4. Accuracy and reliability worries raised by experts and advocates
Analysts and rights groups pointedly question the accuracy of social media-derived intelligence for high‑stakes immigration enforcement, citing risks of misidentification, context loss, and reliance on automated tools like facial recognition that have known error rates; these concerns are central in reports published between July and October 2025 [2] [5]. Journalistic pieces in early October 2025 echo those reliability concerns and add that an expanded program could blur lines between investigative vetting and profiling, increasing the chance of wrongful enforcement actions if raw or unverified social data is treated as dispositive [3] [4].
5. Accountability and oversight: Procurement versus policy limits
ICE’s procurement-stage documents and media accounts show procedural steps—requests for contractor capabilities and multiyear contracts—rather than explicit new oversight mechanisms, which prompts watchdogs to call for statutory constraints, transparency, and audits to prevent abuse [1] [4]. The Brennan Center and related reporting from 2025 argue that without clear legal limits or judicial oversight, agency practice can expand operationally even when statutory authorization is ambiguous, making procurement transparency a focal demand for advocates [2].
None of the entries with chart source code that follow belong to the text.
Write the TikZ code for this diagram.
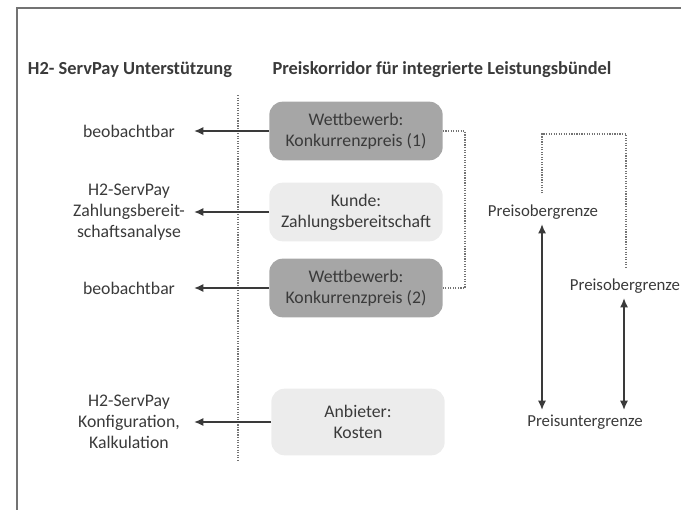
\documentclass[tikz,border=0pt]{standalone}
\usepackage{fontspec}
\usepackage{xcolor}
\setmainfont{Carlito}
\usetikzlibrary{arrows.meta,positioning}

\definecolor{boxdark}{RGB}{166,166,166}
\definecolor{boxlight}{RGB}{236,236,236}
\definecolor{txtgray}{RGB}{58,58,58}

\begin{document}
\begin{tikzpicture}[x=0.75pt,y=-0.75pt,
    font=\fontsize{13.3}{15.8}\selectfont, text=txtgray,
    preisbox/.style={rounded corners=10pt, minimum width=130pt, minimum height=44pt, align=center, inner sep=2pt},
    lefttext/.style={text width=97pt, align=center, inner sep=0pt},
    grenze/.style={font=\fontsize{12.6}{15}\selectfont},
    pfeil/.style={draw=txtgray, line width=1.3pt, -{Latex[length=7pt,width=6pt]}},
    doppelpfeil/.style={draw=txtgray, line width=1.3pt, {Latex[length=7pt,width=6pt]}-{Latex[length=7pt,width=6pt]}},
    punktlinie/.style={draw=black!55, line width=0.9pt, densely dotted}]
            \useasboundingbox (0,0) rectangle (681,510);

            % Draw the frame
            \draw[black!55, line width=1.1pt] (681,8) -- (17,8) -- (17,510);

            % Draw the headings
            \node[font=\fontsize{13.8}{16}\selectfont\bfseries] (kopflinks) at (130,70) {H2- ServPay Unterstützung};
            \node[font=\fontsize{13.8}{16}\selectfont\bfseries] (kopfrechts) at (442,70) {Preiskorridor für integrierte Leistungsbündel};

            % Draw the separator
            \coordinate (trennoben) at (238,95);
            \coordinate (trennunten) at (238,462);
            \draw[punktlinie] (trennoben) -- (trennunten);

            % Draw the price boxes
            \node[preisbox, fill=boxdark] (wett1) at (356,131) {Wettbewerb:\\Konkurrenzpreis (1)};
            \node[preisbox, fill=boxlight] (kunde) at (356,212) {Kunde:\\Zahlungsbereitschaft};
            \node[preisbox, fill=boxdark] (wett2) at (356,288) {Wettbewerb:\\Konkurrenzpreis (2)};
            \node[preisbox, fill=boxlight, minimum height=50pt] (anbieter) at (358,422) {Anbieter:\\Kosten};

            % Draw the left labels
            \node[lefttext] (beob1) at (129,131) {beobachtbar};
            \node[lefttext] (analyse) at (129,212) {H2-ServPay\\Zahlungsbereit-\\schaftsanalyse};
            \node[lefttext] (beob2) at (129,288) {beobachtbar};
            \node[lefttext] (kalk) at (129,422) {H2-ServPay\\Konfiguration,\\Kalkulation};

            % Draw the arrows to the left
            \draw[pfeil] (wett1.west) -- (beob1.east);
            \draw[pfeil] (kunde.west) -- (analyse.east);
            \draw[pfeil] (wett2.west) -- (beob2.east);
            \draw[pfeil] (anbieter.west) -- (kalk.east);

            % Draw the price limits
            \node[grenze] (pog1) at (543,212) {Preisobergrenze};
            \node[grenze] (pog2) at (625,286) {Preisobergrenze};
            \node[grenze] (pug) at (585,422) {Preisuntergrenze};
            \coordinate (achse1) at (542,0);
            \coordinate (achse2) at (624,0);
            \coordinate (achse3) at (626,0);

            \draw[doppelpfeil] (pog1.south -| achse1) -- (pug.north -| achse1);
            \draw[doppelpfeil] (pog2.south -| achse2) -- (pug.north -| achse2);

            % Draw the dotted links
            \coordinate (punktoben) at (584,134);
            \draw[punktlinie] (wett1.east) -- ++(22,0) |- (wett2.east);
            \draw[punktlinie, shorten <=5pt, shorten >=5pt] (pog1.north -| achse1) -- (punktoben -| achse1) -- (punktoben -| achse3) -- (pog2.north -| achse3);
        \end{tikzpicture}
\end{document}
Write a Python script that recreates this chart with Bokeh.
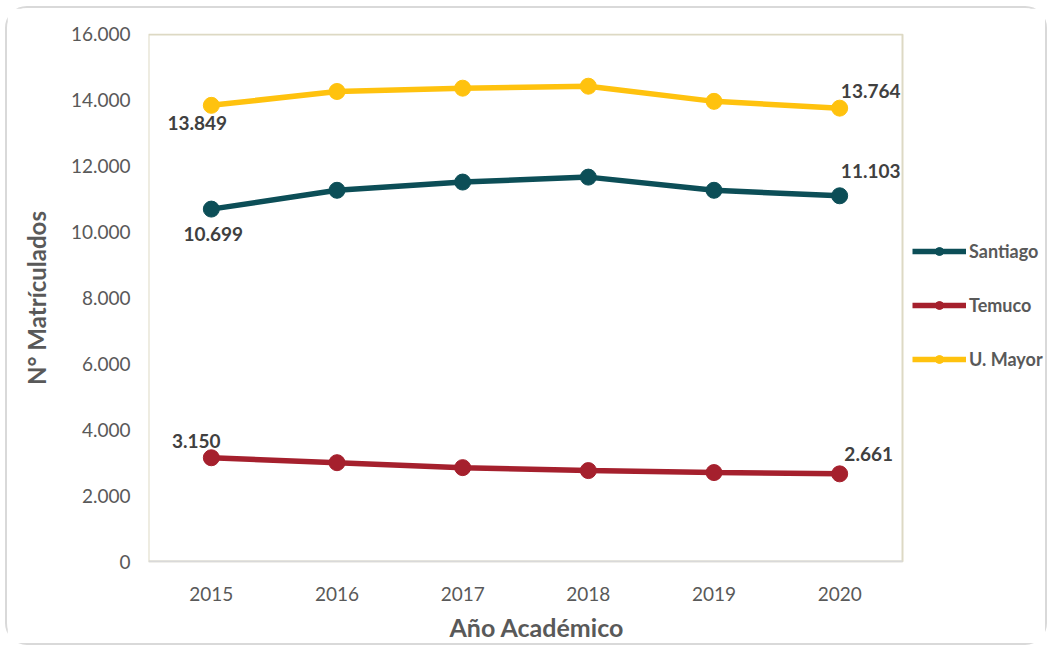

6. Competing narratives and potential institutional agendas
ICE and reporting focused on operational need portray the effort as a modernization of investigative tradecraft to pursue immigration violations, emphasizing efficiency and leveraging open‑source intelligence [1]. Civil liberties groups, privacy researchers, and some news outlets frame the same facts as an institutional push to enlarge surveillance reach and use commercial data in ways that circumvent legal safeguards, suggesting an agenda to routinize digital monitoring for deportation purposes [4] [5] [3]. Both narratives draw on the same procurement details but advance different policy prescriptions.
7. Where the facts leave policy: What is established and what is open
Established facts from July–October 2025 show an ongoing federal trend toward using social media and brokered data in immigration contexts and ICE’s active solicitation for contractors to scale a continuous monitoring program [2] [1]. What remains open are explicit statutory authorizations, the precise operational rules ICE will adopt if vendors are hired, and what new oversight or safeguards Congress, courts, or DHS will impose to address privacy, accuracy, and due‑process risks; these gaps are the focus of critiques across the cited reporting [5] [2]. Concrete legal limits are not documented in these sources, making legislative or judicial action the most direct remedy available.